## Objective
Reproduce the listing below without changes, except that pictures are left out.
## Begin Dataset section
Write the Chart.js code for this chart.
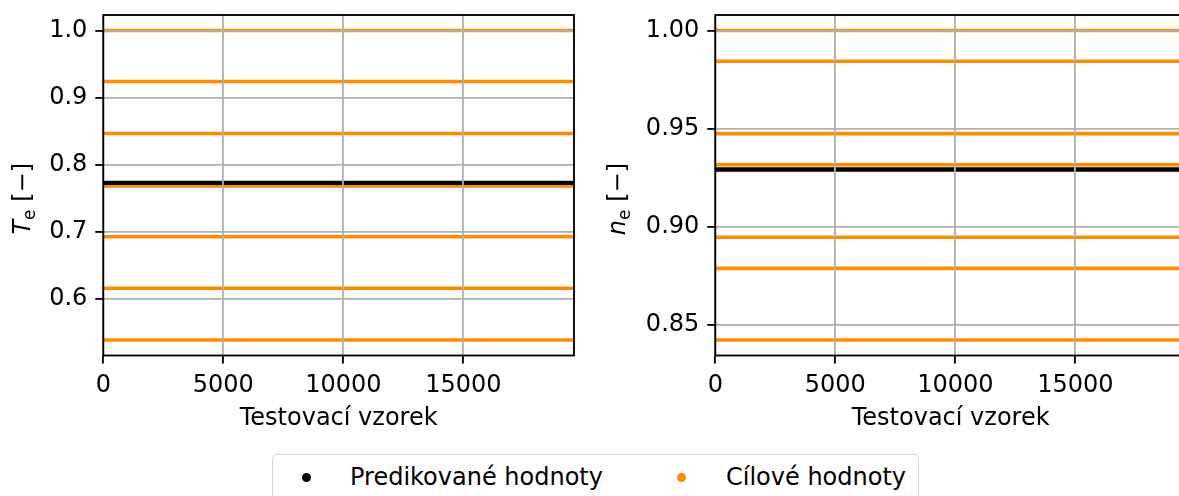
<!DOCTYPE html>
<html><head><meta charset="utf-8">
<script src="https://cdn.jsdelivr.net/npm/chart.js@4"></script>
<style>
html,body{margin:0;padding:0;width:1179px;height:496px;overflow:hidden;background:#fff;}
#wrap{position:relative;width:1179px;height:496px;overflow:hidden;}
canvas{position:absolute;top:0;}
#c1{left:0;width:590px;height:440px;}
#c2{left:590px;width:612px;height:440px;}
#legbox{position:absolute;left:272px;top:454px;width:647px;height:70px;border:1.8px solid #d4d4d4;border-radius:5px;box-sizing:border-box;background:#fff;}
.dot{position:absolute;width:9px;height:9px;border-radius:50%;}
.lt{position:absolute;font-family:"DejaVu Sans";font-size:24px;line-height:24px;white-space:nowrap;color:#000;}
</style></head>
<body>
<div id="wrap">
<canvas id="c1" width="590" height="440"></canvas>
<canvas id="c2" width="612" height="440"></canvas>
<div id="legbox"></div>
<div class="dot" id="d1" style="left:302px;top:473px;"></div>
<span class="lt" id="l1" style="left:350px;top:465px;"></span>
<div class="dot" id="d2" style="left:677px;top:473px;"></div>
<span class="lt" id="l2" style="left:726px;top:465px;"></span>
</div>
<script>
// ---- data ----
const seriesNames = ["Predikované hodnoty", "Cílové hodnoty"];
const seriesColors = ["#000000", "#ff8c00"];
const xLabel = "Testovací vzorek";
const sampleCount = 19612;
const xTicks = [0, 5000, 10000, 15000];

const teTarget = [1.0, 0.9239, 0.8463, 0.7682, 0.6925, 0.6157, 0.5384];
const tePredicted = [0.7727];
const teTicks = [0.6, 0.7, 0.8, 0.9, 1.0];

const neTarget = [1.0, 0.9843, 0.9475, 0.9316, 0.8947, 0.8789, 0.8424];
const nePredicted = [0.9292];
const neTicks = [0.85, 0.90, 0.95, 1.00];

// ---- legend ----
document.getElementById('d1').style.background = seriesColors[0];
document.getElementById('d2').style.background = seriesColors[1];
document.getElementById('l1').textContent = seriesNames[0];
document.getElementById('l2').textContent = seriesNames[1];

Chart.defaults.font.family = "DejaVu Sans";
Chart.defaults.font.size = 24;
Chart.defaults.color = "#000";

const LW = 1.85;
const framePlugin = {
  id: 'frame',
  afterDraw(chart) {
    const {ctx, chartArea: a} = chart;
    ctx.save();
    ctx.strokeStyle = '#000';
    ctx.lineWidth = LW;
    ctx.strokeRect(a.left, a.top, a.right - a.left, a.bottom - a.top);
    ctx.restore();
    const o = chart.options.plugins.ylab;
    if (!o) return;
    ctx.save();
    ctx.fillStyle = '#000';
    ctx.textBaseline = 'alphabetic';
    ctx.textAlign = 'left';
    const fMain = '24px "DejaVu Sans"';
    const fIt = 'italic 24px "DejaVu Sans"';
    const fSub = '17px "DejaVu Sans"';
    ctx.font = fIt; const wS = ctx.measureText(o.sym).width;
    ctx.font = fSub; const wE = ctx.measureText(o.sub).width;
    ctx.font = fMain; const wR = ctx.measureText(o.rest).width;
    const total = wS + wE + wR;
    ctx.translate(o.x, o.yEnd);
    ctx.rotate(-Math.PI / 2);
    let x0 = -total;
    ctx.font = fIt; ctx.fillText(o.sym, x0, 0);
    ctx.font = fSub; ctx.fillText(o.sub, x0 + wS, 4.5);
    ctx.font = fMain; ctx.fillText(o.rest, x0 + wS + wE, 0);
    ctx.restore();
  }
};

function makeChart(id, target, predicted, yTicks, decimals, yAxisWidth, rightPad, ylab) {
  const lo = Math.min(...target, ...predicted), hi = Math.max(...target, ...predicted);
  const m = (hi - lo) * 0.05;
  const datasets = [];
  predicted.forEach(v => datasets.push({
    label: seriesNames[0], data: [{x: 0, y: v}, {x: sampleCount, y: v}],
    borderColor: seriesColors[0], borderWidth: 4.4, pointRadius: 0, fill: false
  }));
  target.forEach(v => datasets.push({
    label: seriesNames[1], data: [{x: 0, y: v}, {x: sampleCount, y: v}],
    borderColor: seriesColors[1], borderWidth: 3.6, pointRadius: 0, fill: false
  }));
  return new Chart(document.getElementById(id), {
    type: 'line',
    data: {datasets},
    options: {
      responsive: false, animation: false, devicePixelRatio: 1,
      layout: {padding: {top: 15, right: rightPad, bottom: 0, left: 0}, autoPadding: false},
      plugins: {legend: {display: false}, tooltip: {enabled: false}, ylab},
      scales: {
        x: {
          type: 'linear', min: 0, max: sampleCount,
          afterBuildTicks: s => { s.ticks = xTicks.map(v => ({value: v})); },
          afterFit: s => { s.height = 84.5; s.paddingLeft = 0; s.paddingRight = 0; },
          ticks: {padding: 8, maxRotation: 0, autoSkip: false, callback: v => String(v)},
          grid: {color: '#b0b0b0', lineWidth: LW, z: 1, drawTicks: true, tickLength: 8, tickColor: '#000', tickWidth: LW},
          border: {display: false},
          title: {display: true, text: xLabel, padding: {top: 0, bottom: 7}}
        },
        y: {
          type: 'linear', min: lo - m, max: hi + m,
          afterBuildTicks: s => { s.ticks = yTicks.map(v => ({value: v})); },
          afterFit: s => { s.width = yAxisWidth; s.paddingTop = 0; s.paddingBottom = 0; },
          ticks: {padding: 8, autoSkip: false, callback: v => Number(v).toFixed(decimals)},
          grid: {color: '#b0b0b0', lineWidth: LW, z: 1, drawTicks: true, tickLength: 8, tickColor: '#000', tickWidth: LW},
          border: {display: false}
        }
      }
    },
    plugins: [framePlugin]
  });
}

makeChart('c1', teTarget, tePredicted, teTicks, 1, 103.3, 16, {sym: 'T', sub: 'e', rest: ' [\u2212]', x: 30, yEnd: 163});
makeChart('c2', neTarget, nePredicted, neTicks, 2, 125.3, 16, {sym: 'n', sub: 'e', rest: ' [\u2212]', x: 35, yEnd: 163});
</script>
</body></html>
## End Dataset section
## Output for this exercise
Write the Chart.js code for this chart.
<!DOCTYPE html>
<html><head><meta charset="utf-8">
<script src="https://cdn.jsdelivr.net/npm/chart.js@4"></script>
<style>
html,body{margin:0;padding:0;width:1179px;height:496px;overflow:hidden;background:#fff;}
#wrap{position:relative;width:1179px;height:496px;overflow:hidden;}
canvas{position:absolute;top:0;}
#c1{left:0;width:590px;height:440px;}
#c2{left:590px;width:612px;height:440px;}
#legbox{position:absolute;left:272px;top:454px;width:647px;height:70px;border:1.8px solid #d4d4d4;border-radius:5px;box-sizing:border-box;background:#fff;}
.dot{position:absolute;width:9px;height:9px;border-radius:50%;}
.lt{position:absolute;font-family:"DejaVu Sans";font-size:24px;line-height:24px;white-space:nowrap;color:#000;}
</style></head>
<body>
<div id="wrap">
<canvas id="c1" width="590" height="440"></canvas>
<canvas id="c2" width="612" height="440"></canvas>
<div id="legbox"></div>
<div class="dot" id="d1" style="left:302px;top:473px;"></div>
<span class="lt" id="l1" style="left:350px;top:465px;"></span>
<div class="dot" id="d2" style="left:677px;top:473px;"></div>
<span class="lt" id="l2" style="left:726px;top:465px;"></span>
</div>
<script>
// ---- data ----
const seriesNames = ["Predikované hodnoty", "Cílové hodnoty"];
const seriesColors = ["#000000", "#ff8c00"];
const xLabel = "Testovací vzorek";
const sampleCount = 19612;
const xTicks = [0, 5000, 10000, 15000];

const teTarget = [1.0, 0.9239, 0.8463, 0.7682, 0.6925, 0.6157, 0.5384];
const tePredicted = [0.7727];
const teTicks = [0.6, 0.7, 0.8, 0.9, 1.0];

const neTarget = [1.0, 0.9843, 0.9475, 0.9316, 0.8947, 0.8789, 0.8424];
const nePredicted = [0.9292];
const neTicks = [0.85, 0.90, 0.95, 1.00];

// ---- legend ----
document.getElementById('d1').style.background = seriesColors[0];
document.getElementById('d2').style.background = seriesColors[1];
document.getElementById('l1').textContent = seriesNames[0];
document.getElementById('l2').textContent = seriesNames[1];

Chart.defaults.font.family = "DejaVu Sans";
Chart.defaults.font.size = 24;
Chart.defaults.color = "#000";

const LW = 1.85;
const framePlugin = {
  id: 'frame',
  afterDraw(chart) {
    const {ctx, chartArea: a} = chart;
    ctx.save();
    ctx.strokeStyle = '#000';
    ctx.lineWidth = LW;
    ctx.strokeRect(a.left, a.top, a.right - a.left, a.bottom - a.top);
    ctx.restore();
    const o = chart.options.plugins.ylab;
    if (!o) return;
    ctx.save();
    ctx.fillStyle = '#000';
    ctx.textBaseline = 'alphabetic';
    ctx.textAlign = 'left';
    const fMain = '24px "DejaVu Sans"';
    const fIt = 'italic 24px "DejaVu Sans"';
    const fSub = '17px "DejaVu Sans"';
    ctx.font = fIt; const wS = ctx.measureText(o.sym).width;
    ctx.font = fSub; const wE = ctx.measureText(o.sub).width;
    ctx.font = fMain; const wR = ctx.measureText(o.rest).width;
    const total = wS + wE + wR;
    ctx.translate(o.x, o.yEnd);
    ctx.rotate(-Math.PI / 2);
    let x0 = -total;
    ctx.font = fIt; ctx.fillText(o.sym, x0, 0);
    ctx.font = fSub; ctx.fillText(o.sub, x0 + wS, 4.5);
    ctx.font = fMain; ctx.fillText(o.rest, x0 + wS + wE, 0);
    ctx.restore();
  }
};

function makeChart(id, target, predicted, yTicks, decimals, yAxisWidth, rightPad, ylab) {
  const lo = Math.min(...target, ...predicted), hi = Math.max(...target, ...predicted);
  const m = (hi - lo) * 0.05;
  const datasets = [];
  predicted.forEach(v => datasets.push({
    label: seriesNames[0], data: [{x: 0, y: v}, {x: sampleCount, y: v}],
    borderColor: seriesColors[0], borderWidth: 4.4, pointRadius: 0, fill: false
  }));
  target.forEach(v => datasets.push({
    label: seriesNames[1], data: [{x: 0, y: v}, {x: sampleCount, y: v}],
    borderColor: seriesColors[1], borderWidth: 3.6, pointRadius: 0, fill: false
  }));
  return new Chart(document.getElementById(id), {
    type: 'line',
    data: {datasets},
    options: {
      responsive: false, animation: false, devicePixelRatio: 1,
      layout: {padding: {top: 15, right: rightPad, bottom: 0, left: 0}, autoPadding: false},
      plugins: {legend: {display: false}, tooltip: {enabled: false}, ylab},
      scales: {
        x: {
          type: 'linear', min: 0, max: sampleCount,
          afterBuildTicks: s => { s.ticks = xTicks.map(v => ({value: v})); },
          afterFit: s => { s.height = 84.5; s.paddingLeft = 0; s.paddingRight = 0; },
          ticks: {padding: 8, maxRotation: 0, autoSkip: false, callback: v => String(v)},
          grid: {color: '#b0b0b0', lineWidth: LW, z: 1, drawTicks: true, tickLength: 8, tickColor: '#000', tickWidth: LW},
          border: {display: false},
          title: {display: true, text: xLabel, padding: {top: 0, bottom: 7}}
        },
        y: {
          type: 'linear', min: lo - m, max: hi + m,
          afterBuildTicks: s => { s.ticks = yTicks.map(v => ({value: v})); },
          afterFit: s => { s.width = yAxisWidth; s.paddingTop = 0; s.paddingBottom = 0; },
          ticks: {padding: 8, autoSkip: false, callback: v => Number(v).toFixed(decimals)},
          grid: {color: '#b0b0b0', lineWidth: LW, z: 1, drawTicks: true, tickLength: 8, tickColor: '#000', tickWidth: LW},
          border: {display: false}
        }
      }
    },
    plugins: [framePlugin]
  });
}

makeChart('c1', teTarget, tePredicted, teTicks, 1, 103.3, 16, {sym: 'T', sub: 'e', rest: ' [\u2212]', x: 30, yEnd: 163});
makeChart('c2', neTarget, nePredicted, neTicks, 2, 125.3, 16, {sym: 'n', sub: 'e', rest: ' [\u2212]', x: 35, yEnd: 163});
</script>
</body></html>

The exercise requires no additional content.